▸ EXERCISE AIM
Copy these lines exactly and nothing else: from the line holding "Recreate this image" to the line holding "saturation=1, errorbar=None, ax=ax, linewidth=1.1)", both lines included.

▸ Data entries
▼

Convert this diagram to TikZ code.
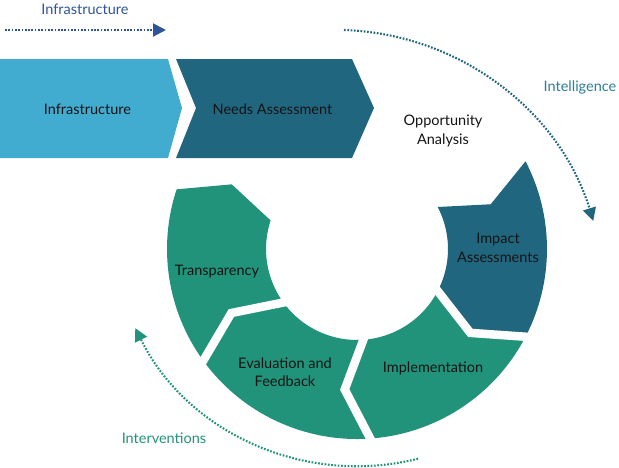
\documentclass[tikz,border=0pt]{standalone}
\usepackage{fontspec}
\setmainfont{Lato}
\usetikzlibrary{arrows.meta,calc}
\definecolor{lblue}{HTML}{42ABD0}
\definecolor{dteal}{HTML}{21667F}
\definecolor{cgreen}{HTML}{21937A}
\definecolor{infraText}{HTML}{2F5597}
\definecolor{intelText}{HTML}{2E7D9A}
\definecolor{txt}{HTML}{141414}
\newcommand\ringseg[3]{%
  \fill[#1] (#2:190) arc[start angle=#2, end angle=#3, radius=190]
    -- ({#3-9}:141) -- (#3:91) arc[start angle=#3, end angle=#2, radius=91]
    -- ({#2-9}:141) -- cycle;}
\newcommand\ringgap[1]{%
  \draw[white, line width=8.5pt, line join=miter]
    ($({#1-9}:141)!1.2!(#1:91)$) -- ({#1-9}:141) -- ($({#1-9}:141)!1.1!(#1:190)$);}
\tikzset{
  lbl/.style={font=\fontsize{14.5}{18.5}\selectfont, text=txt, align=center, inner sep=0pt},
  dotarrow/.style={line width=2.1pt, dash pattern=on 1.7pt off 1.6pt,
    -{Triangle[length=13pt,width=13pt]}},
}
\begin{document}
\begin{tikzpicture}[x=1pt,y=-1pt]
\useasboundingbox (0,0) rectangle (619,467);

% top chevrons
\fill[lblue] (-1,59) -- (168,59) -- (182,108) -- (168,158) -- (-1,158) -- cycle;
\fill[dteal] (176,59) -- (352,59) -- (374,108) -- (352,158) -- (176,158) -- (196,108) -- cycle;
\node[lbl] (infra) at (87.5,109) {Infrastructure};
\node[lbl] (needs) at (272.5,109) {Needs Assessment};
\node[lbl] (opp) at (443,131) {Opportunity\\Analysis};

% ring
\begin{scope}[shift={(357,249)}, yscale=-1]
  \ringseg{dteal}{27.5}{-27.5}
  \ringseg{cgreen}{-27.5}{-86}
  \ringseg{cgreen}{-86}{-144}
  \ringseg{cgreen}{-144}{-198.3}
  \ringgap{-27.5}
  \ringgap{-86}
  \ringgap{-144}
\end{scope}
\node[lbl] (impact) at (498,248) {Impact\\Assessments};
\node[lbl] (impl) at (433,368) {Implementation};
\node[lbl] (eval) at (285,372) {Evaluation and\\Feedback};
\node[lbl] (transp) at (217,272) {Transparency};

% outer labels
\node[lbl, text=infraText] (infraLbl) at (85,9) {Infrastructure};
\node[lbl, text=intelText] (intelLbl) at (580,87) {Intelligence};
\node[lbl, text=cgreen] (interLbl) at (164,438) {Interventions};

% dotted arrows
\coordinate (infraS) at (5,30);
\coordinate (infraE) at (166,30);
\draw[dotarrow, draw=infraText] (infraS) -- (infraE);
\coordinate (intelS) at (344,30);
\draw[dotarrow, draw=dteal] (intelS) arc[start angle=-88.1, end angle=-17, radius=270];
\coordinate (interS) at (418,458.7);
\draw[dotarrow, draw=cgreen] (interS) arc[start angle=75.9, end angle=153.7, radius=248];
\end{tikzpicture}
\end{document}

▲
▼

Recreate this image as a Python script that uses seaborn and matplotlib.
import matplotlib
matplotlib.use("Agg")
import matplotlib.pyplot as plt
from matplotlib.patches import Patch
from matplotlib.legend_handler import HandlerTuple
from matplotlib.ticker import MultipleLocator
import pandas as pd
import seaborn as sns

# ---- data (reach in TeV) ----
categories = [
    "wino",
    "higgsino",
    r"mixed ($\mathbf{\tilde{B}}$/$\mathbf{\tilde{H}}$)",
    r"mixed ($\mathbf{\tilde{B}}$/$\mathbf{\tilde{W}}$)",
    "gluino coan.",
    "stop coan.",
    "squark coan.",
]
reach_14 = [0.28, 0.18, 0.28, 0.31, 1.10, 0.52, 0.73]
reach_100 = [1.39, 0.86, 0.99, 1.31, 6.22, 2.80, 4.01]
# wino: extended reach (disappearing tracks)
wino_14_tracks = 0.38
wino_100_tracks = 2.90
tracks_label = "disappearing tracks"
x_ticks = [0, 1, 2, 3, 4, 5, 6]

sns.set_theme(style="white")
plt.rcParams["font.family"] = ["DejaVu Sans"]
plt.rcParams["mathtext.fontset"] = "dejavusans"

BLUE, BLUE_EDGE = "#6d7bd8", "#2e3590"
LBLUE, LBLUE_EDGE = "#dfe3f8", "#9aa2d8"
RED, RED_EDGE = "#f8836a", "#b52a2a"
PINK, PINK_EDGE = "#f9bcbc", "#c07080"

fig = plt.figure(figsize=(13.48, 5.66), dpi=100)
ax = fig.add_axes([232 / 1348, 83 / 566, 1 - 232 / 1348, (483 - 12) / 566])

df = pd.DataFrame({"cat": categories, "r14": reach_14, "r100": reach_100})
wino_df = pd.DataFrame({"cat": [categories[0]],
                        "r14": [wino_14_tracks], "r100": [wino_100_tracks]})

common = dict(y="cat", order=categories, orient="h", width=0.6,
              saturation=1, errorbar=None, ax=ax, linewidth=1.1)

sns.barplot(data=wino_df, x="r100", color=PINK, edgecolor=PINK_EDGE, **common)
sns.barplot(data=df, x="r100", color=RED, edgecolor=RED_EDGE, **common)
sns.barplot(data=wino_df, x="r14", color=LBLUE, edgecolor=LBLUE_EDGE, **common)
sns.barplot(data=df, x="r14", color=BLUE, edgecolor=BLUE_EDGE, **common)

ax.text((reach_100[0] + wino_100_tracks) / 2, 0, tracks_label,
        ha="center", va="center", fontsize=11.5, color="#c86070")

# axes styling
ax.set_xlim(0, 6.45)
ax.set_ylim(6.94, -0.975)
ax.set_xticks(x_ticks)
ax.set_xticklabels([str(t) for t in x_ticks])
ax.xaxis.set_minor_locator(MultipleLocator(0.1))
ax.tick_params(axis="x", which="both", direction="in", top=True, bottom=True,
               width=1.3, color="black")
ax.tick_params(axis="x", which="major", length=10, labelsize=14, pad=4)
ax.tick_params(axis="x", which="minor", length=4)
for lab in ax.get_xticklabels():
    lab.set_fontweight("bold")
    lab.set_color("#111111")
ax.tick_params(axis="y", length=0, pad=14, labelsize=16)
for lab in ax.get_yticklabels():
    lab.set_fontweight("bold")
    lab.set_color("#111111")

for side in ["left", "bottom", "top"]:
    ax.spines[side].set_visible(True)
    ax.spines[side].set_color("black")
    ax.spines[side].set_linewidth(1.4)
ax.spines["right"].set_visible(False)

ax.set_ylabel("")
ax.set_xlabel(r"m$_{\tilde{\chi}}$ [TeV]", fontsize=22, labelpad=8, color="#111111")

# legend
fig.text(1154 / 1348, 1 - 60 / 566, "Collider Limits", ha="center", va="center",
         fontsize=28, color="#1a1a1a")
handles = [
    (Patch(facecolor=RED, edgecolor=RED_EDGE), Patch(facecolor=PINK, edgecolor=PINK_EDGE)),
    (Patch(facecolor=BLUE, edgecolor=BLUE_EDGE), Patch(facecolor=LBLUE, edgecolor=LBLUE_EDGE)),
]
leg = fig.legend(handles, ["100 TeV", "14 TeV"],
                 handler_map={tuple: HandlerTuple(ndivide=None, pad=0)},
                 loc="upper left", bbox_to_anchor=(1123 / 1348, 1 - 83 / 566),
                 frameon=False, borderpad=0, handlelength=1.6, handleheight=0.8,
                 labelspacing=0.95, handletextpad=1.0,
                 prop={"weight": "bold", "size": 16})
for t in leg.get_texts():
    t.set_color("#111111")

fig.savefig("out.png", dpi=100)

▲

▸ RESPONSE TO THE EXERCISE
Recreate this image as a Python script that uses seaborn and matplotlib.
import matplotlib
matplotlib.use("Agg")
import matplotlib.pyplot as plt
from matplotlib.patches import Patch
from matplotlib.legend_handler import HandlerTuple
from matplotlib.ticker import MultipleLocator
import pandas as pd
import seaborn as sns

# ---- data (reach in TeV) ----
categories = [
    "wino",
    "higgsino",
    r"mixed ($\mathbf{\tilde{B}}$/$\mathbf{\tilde{H}}$)",
    r"mixed ($\mathbf{\tilde{B}}$/$\mathbf{\tilde{W}}$)",
    "gluino coan.",
    "stop coan.",
    "squark coan.",
]
reach_14 = [0.28, 0.18, 0.28, 0.31, 1.10, 0.52, 0.73]
reach_100 = [1.39, 0.86, 0.99, 1.31, 6.22, 2.80, 4.01]
# wino: extended reach (disappearing tracks)
wino_14_tracks = 0.38
wino_100_tracks = 2.90
tracks_label = "disappearing tracks"
x_ticks = [0, 1, 2, 3, 4, 5, 6]

sns.set_theme(style="white")
plt.rcParams["font.family"] = ["DejaVu Sans"]
plt.rcParams["mathtext.fontset"] = "dejavusans"

BLUE, BLUE_EDGE = "#6d7bd8", "#2e3590"
LBLUE, LBLUE_EDGE = "#dfe3f8", "#9aa2d8"
RED, RED_EDGE = "#f8836a", "#b52a2a"
PINK, PINK_EDGE = "#f9bcbc", "#c07080"

fig = plt.figure(figsize=(13.48, 5.66), dpi=100)
ax = fig.add_axes([232 / 1348, 83 / 566, 1 - 232 / 1348, (483 - 12) / 566])

df = pd.DataFrame({"cat": categories, "r14": reach_14, "r100": reach_100})
wino_df = pd.DataFrame({"cat": [categories[0]],
                        "r14": [wino_14_tracks], "r100": [wino_100_tracks]})

common = dict(y="cat", order=categories, orient="h", width=0.6,
              saturation=1, errorbar=None, ax=ax, linewidth=1.1)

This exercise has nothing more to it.